To do: Your task is to retype the lines from the opening of the material through the line that includes "(rlab) at (759,366.7)". Do not copy the pictures.

** START **

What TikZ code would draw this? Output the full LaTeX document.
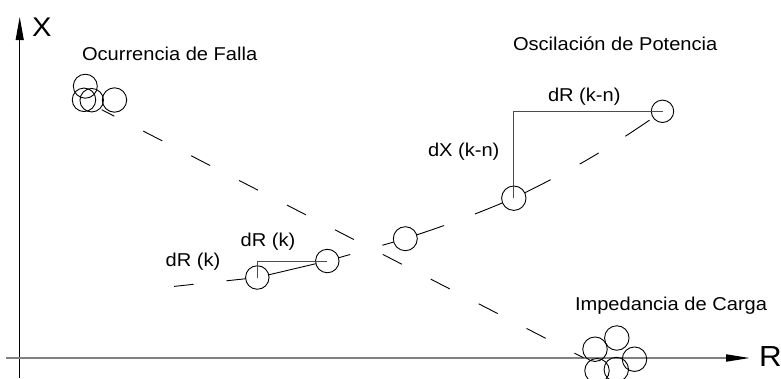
\documentclass[tikz,border=0pt]{standalone}
\usepackage{fontspec}
\setmainfont{Liberation Sans}[FakeStretch=1.08]
\usetikzlibrary{arrows.meta}
\begin{document}
\begin{tikzpicture}[x=1pt,y=-1pt,
  every node/.style={inner sep=0pt, outer sep=0pt},
  lbl/.style={anchor=base west, font=\fontsize{18.6}{22}\selectfont},
  axlbl/.style={anchor=base west, font=\fontsize{27}{30}\selectfont},
  ring/.style={circle, draw, line width=0.9pt, minimum size=23.5pt},
  traj/.style={line width=0.9pt},
  dimline/.style={draw=black!70, line width=0.9pt}]
\useasboundingbox (0,0) rectangle (781,378);

% axes
\coordinate (yb) at (19.7,378);
\coordinate (yt) at (19.7,17);
\coordinate (xl) at (6,358);
\coordinate (xr) at (750,358);
\draw[line width=1pt, -{Triangle[length=23pt,width=8pt]}] (yb) -- (yt);
\draw[draw=black!50, line width=1.8pt, -{Triangle[length=24pt,width=7pt,color=black]}] (xl) -- (xr);
\node[axlbl] (xlab) at (32,36) {X};
\node[axlbl, font=\fontsize{29}{32}\selectfont] (rlab) at (759,366.7) {R};

% fault cluster
\node[ring, minimum size=24pt] (f1) at (85.3,86.2) {};
\node[ring] (f2) at (84,99.8) {};
\node[ring] (f3) at (91.7,100.2) {};
\node[ring, minimum size=24.4pt] (f4) at (114.5,100) {};

% load cluster
\node[ring, minimum size=24.5pt] (i1) at (595,349.2) {};
\node[ring, minimum size=24.5pt] (i2) at (616.8,338) {};
\node[ring, minimum size=24.5pt] (i3) at (634.5,359.2) {};
\node[ring, minimum size=24.5pt] (i4) at (616.3,369.5) {};
\node[ring, minimum size=24.5pt] (i5) at (597,370.7) {};

% fault trajectory
\coordinate (fs) at (101.7,109.7);
\coordinate (fe) at (583.4,357.7);
\draw[traj, dash pattern=on 21.4pt off 32.5pt, dash phase=7.2pt] (fs) -- (fe);

% power swing trajectory
\node[ring] (sk) at (257.3,277.5) {};
\node[ring] (sk1) at (327.3,261) {};
\node[ring, minimum size=24pt] (s3) at (405.3,238.7) {};
\node[ring, minimum size=24.4pt] (s4) at (513.8,198.2) {};
\node[ring, minimum size=22.4pt] (s5) at (662.5,111.3) {};
\coordinate (s0) at (174,286.4);
\draw[traj, dash pattern=on 19.6pt off 33pt] (s0) -- (sk);
\draw[traj] (sk) -- (sk1);
\draw[traj, dash pattern=on 12pt off 33.5pt] (sk1) -- (s3);
\draw[traj, dash pattern=on 29pt off 33pt] (s3) to[bend right=2] (s4);
\draw[traj, dash pattern=on 29pt off 33pt on 22pt off 31.5pt] (s4) to[bend right=4] (s5);

% increments
\draw[dimline] (sk.center) |- (sk1.center);
\draw[dimline] (s4.center) |- (s5.center);

% labels
\node[lbl] (tfalla) at (82,60) {Ocurrencia de Falla};
\node[lbl] (tosc) at (513,50) {Oscilación de Potencia};
\node[lbl] (tdrkn) at (548,101) {dR (k-n)};
\node[lbl] (tdxkn) at (428,156.5) {dX (k-n)};
\node[lbl] (tdrk) at (240.7,246.5) {dR (k)};
\node[lbl] (tdrk2) at (165.7,266.8) {dR (k)};
\node[lbl] (tcarga) at (575,310) {Impedancia de Carga};
\end{tikzpicture}
\end{document}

** END **

The response:
What TikZ code would draw this? Output the full LaTeX document.
\documentclass[tikz,border=0pt]{standalone}
\usepackage{fontspec}
\setmainfont{Liberation Sans}[FakeStretch=1.08]
\usetikzlibrary{arrows.meta}
\begin{document}
\begin{tikzpicture}[x=1pt,y=-1pt,
  every node/.style={inner sep=0pt, outer sep=0pt},
  lbl/.style={anchor=base west, font=\fontsize{18.6}{22}\selectfont},
  axlbl/.style={anchor=base west, font=\fontsize{27}{30}\selectfont},
  ring/.style={circle, draw, line width=0.9pt, minimum size=23.5pt},
  traj/.style={line width=0.9pt},
  dimline/.style={draw=black!70, line width=0.9pt}]
\useasboundingbox (0,0) rectangle (781,378);

% axes
\coordinate (yb) at (19.7,378);
\coordinate (yt) at (19.7,17);
\coordinate (xl) at (6,358);
\coordinate (xr) at (750,358);
\draw[line width=1pt, -{Triangle[length=23pt,width=8pt]}] (yb) -- (yt);
\draw[draw=black!50, line width=1.8pt, -{Triangle[length=24pt,width=7pt,color=black]}] (xl) -- (xr);
\node[axlbl] (xlab) at (32,36) {X};
\node[axlbl, font=\fontsize{29}{32}\selectfont] (rlab) at (759,366.7) {R};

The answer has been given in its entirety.